SALT LAKE CITY (AP) — Scientists will get $25 million to study salt lake ecosystems in the drought-stricken U.S. West, as President Joe Biden signed legislation Tuesday allocating the funds in the face of unprecedented existential threats caused by the lack of water.

The funding allows the United States Geological Survey to study the hydrology of the ecosystems in and around Utah's Great Salt Lake, California's Mono Lake, Oregon's Lake Albert and other saline lakes.

Amid a decadeslong drought, less snowmelt has flowed through the rivers that feed into the lakes, causing shorelines to recede and lake levels to plummet.

Dwindling lake levels jeopardize the people, animals and businesses that rely on maintaining the ecosystem.

The lakes often serve as critical habitats for migratory birds. Dust exposed by receding water levels can be blown into the air and have dangerous health effects on surrounding communities. And further depletion threatens the canals and infrastructure that a multi-million dollar mining industry needs to extract salts from the lakes.
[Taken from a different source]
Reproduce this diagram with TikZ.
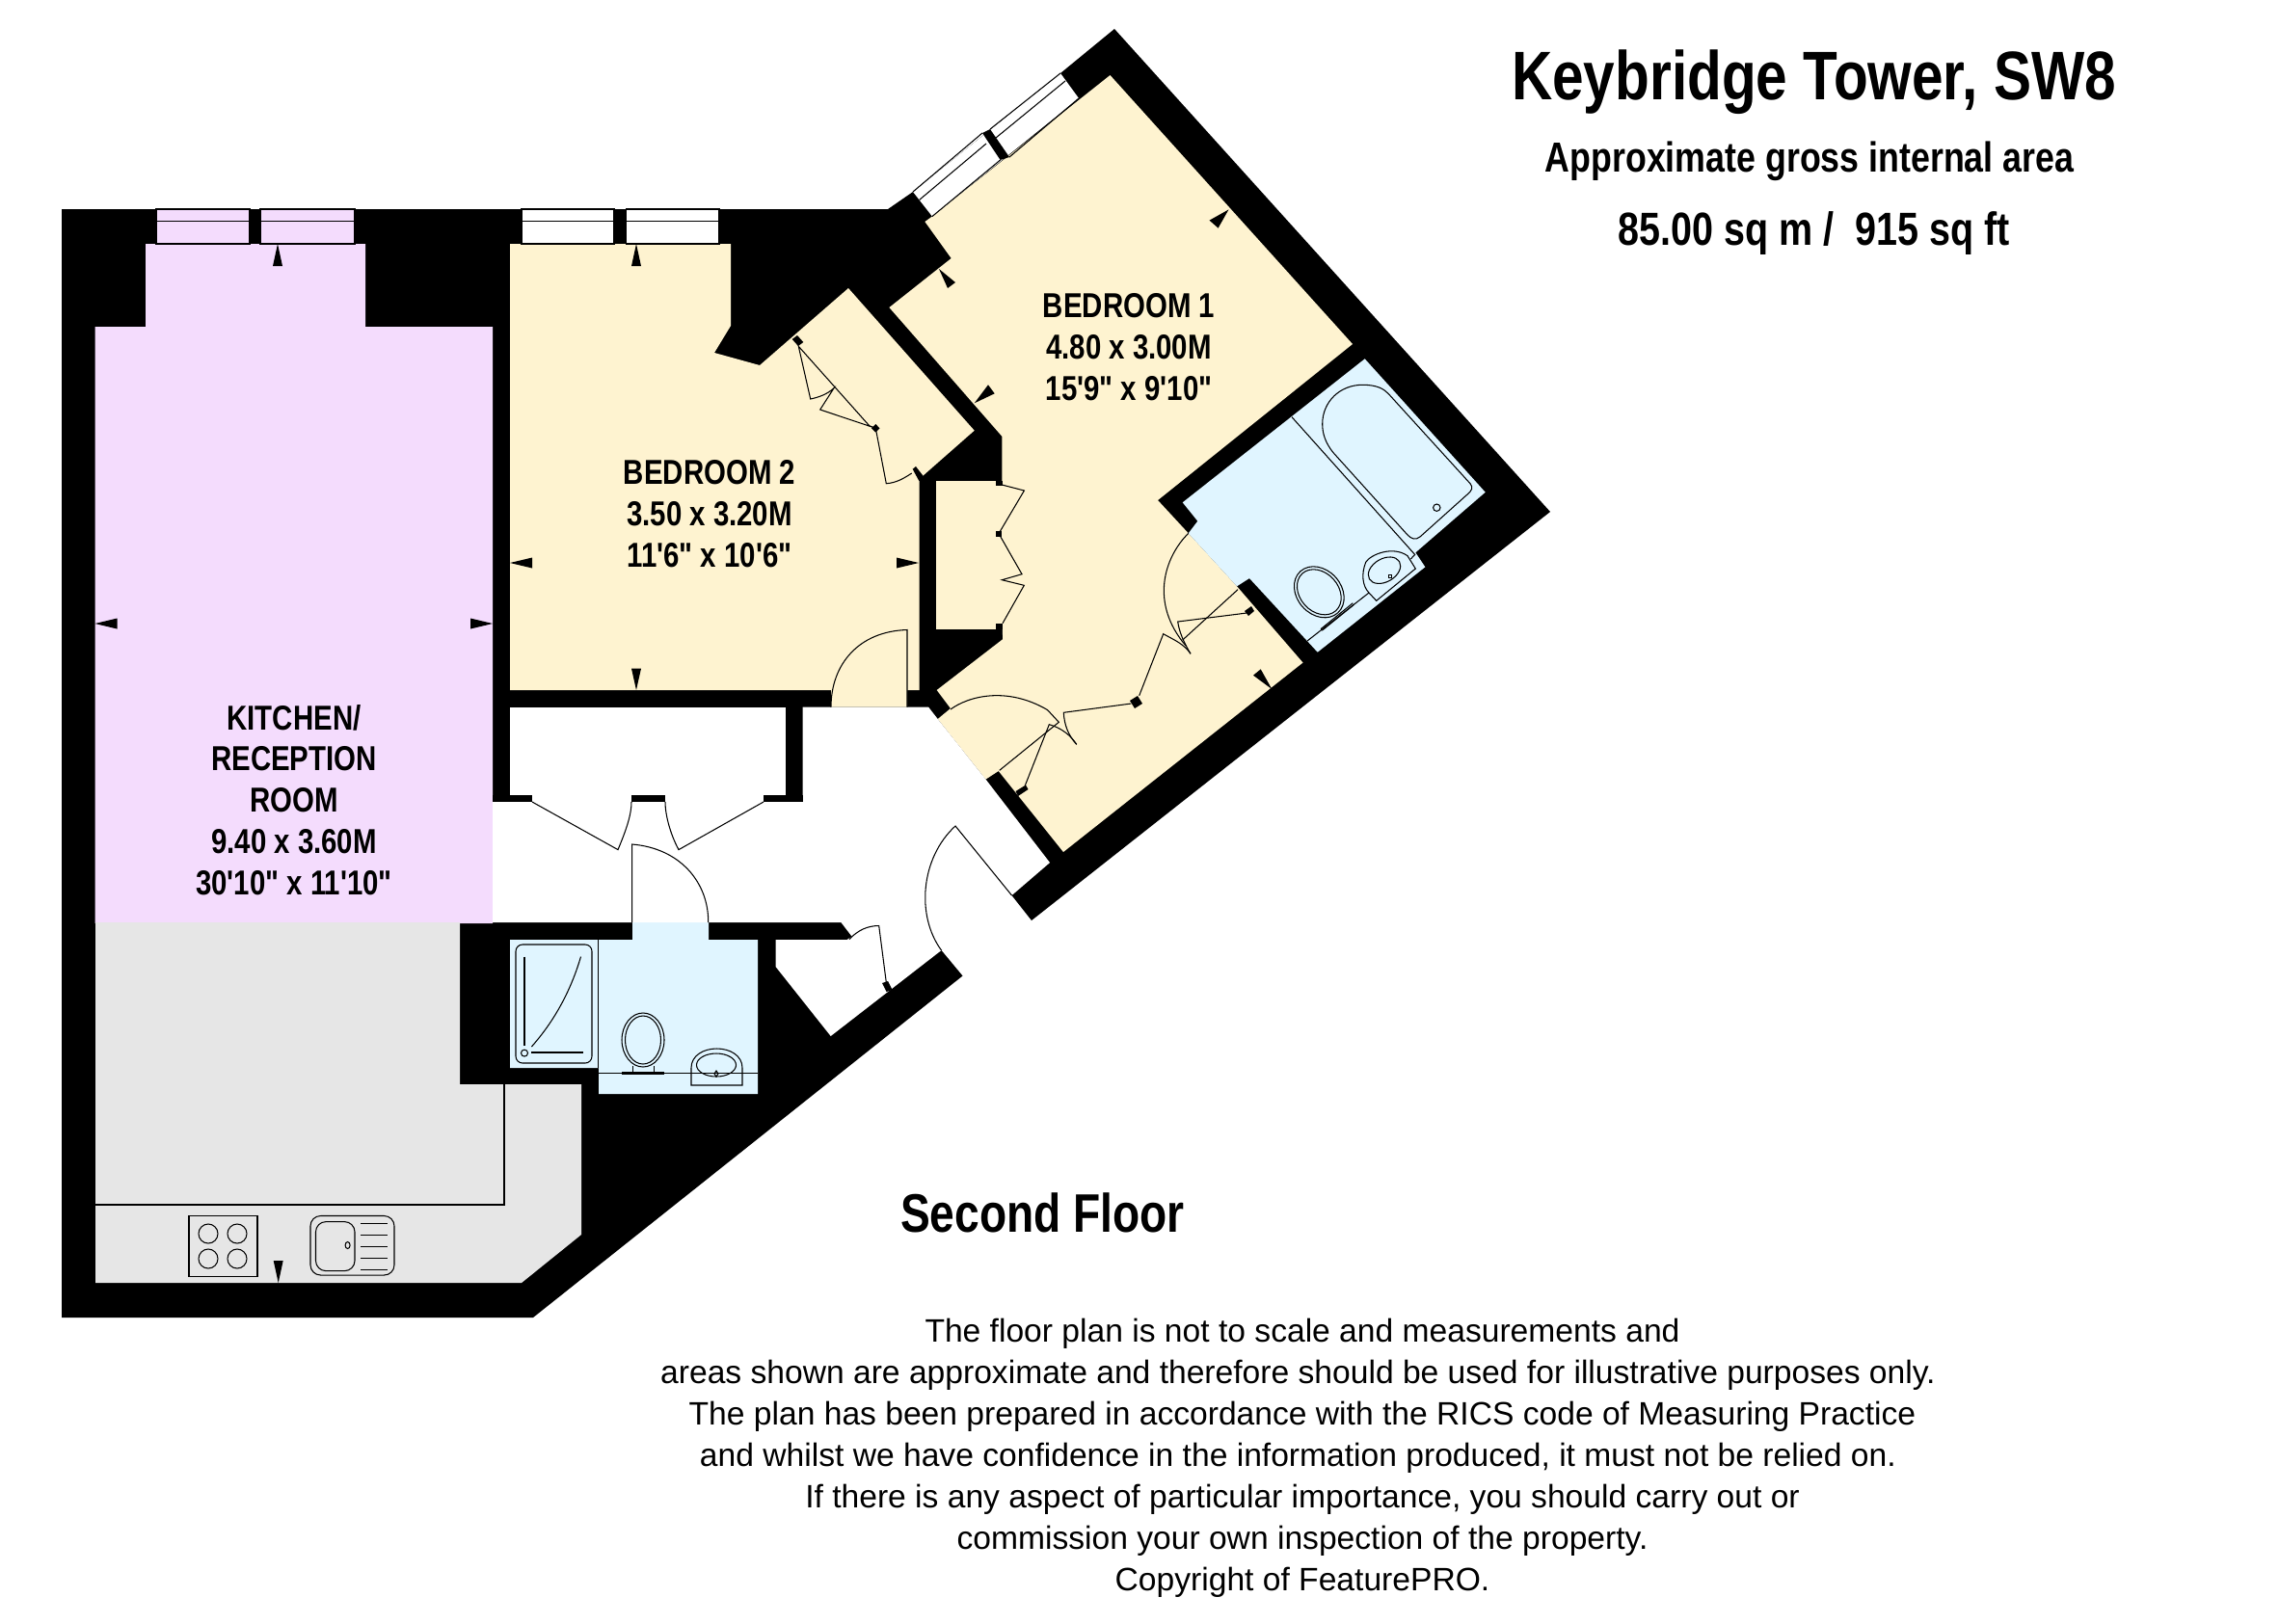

In Utah, the Great Salt Lake shrunk to its lowest point in recorded history, posing threats to economic output, snowpack, public health and wildlife. Ski resorts worry about a future without lake effect snow. State lawmakers and local water district officials have committed to funding and incentivizing conservation efforts, yet development, population growth and enduring agricultural demand continue to strain the water supply needed to maintain the lake.

In eastern California, state officials have dramatically curtailed the amount Los Angeles can divert from the creeks and tributaries that feed Mono Lake in the eastern Sierras. Diminishing lake levels have for years made the water saltier, jeopardizing bird, fish and brine shrimp habitats.

The legislation signed on Tuesday establishes what it calls a “Saline Lake Ecosystems in the Great Basin States Assessment and Monitoring Program” to examine variables such as water use and demand and “climatic stressors.”

Marcelle Shoop, the Saline Lakes Program Director for the Audubon Society, said in a statement that the funding would complement existing conservation efforts. “The Great Salt Lake and the network of saline lake ecosystems in the arid West face very serious challenges with increasingly low water levels, placing local communities and millions of migratory birds at risk," she said.

Although the legislation's sponsors — senators and congressmen from throughout the West — lauded the effort and said they hoped the studies would inform solutions, the program does not mandate any conservation measures or institute new water management guidelines.

"These ecosystems must be protected, but we can’t do that without sufficient data," Oregon Sen. Jeff Merkley, the bill's sponsor, said in a statement.

The bill adds to $40 million that Utah lawmakers allocated to the Great Salt Lake for watershed enhancement programs this year and supplements $10 million in Army Corps of Engineers funding for the saline lakes passed as part of a defense spending bill.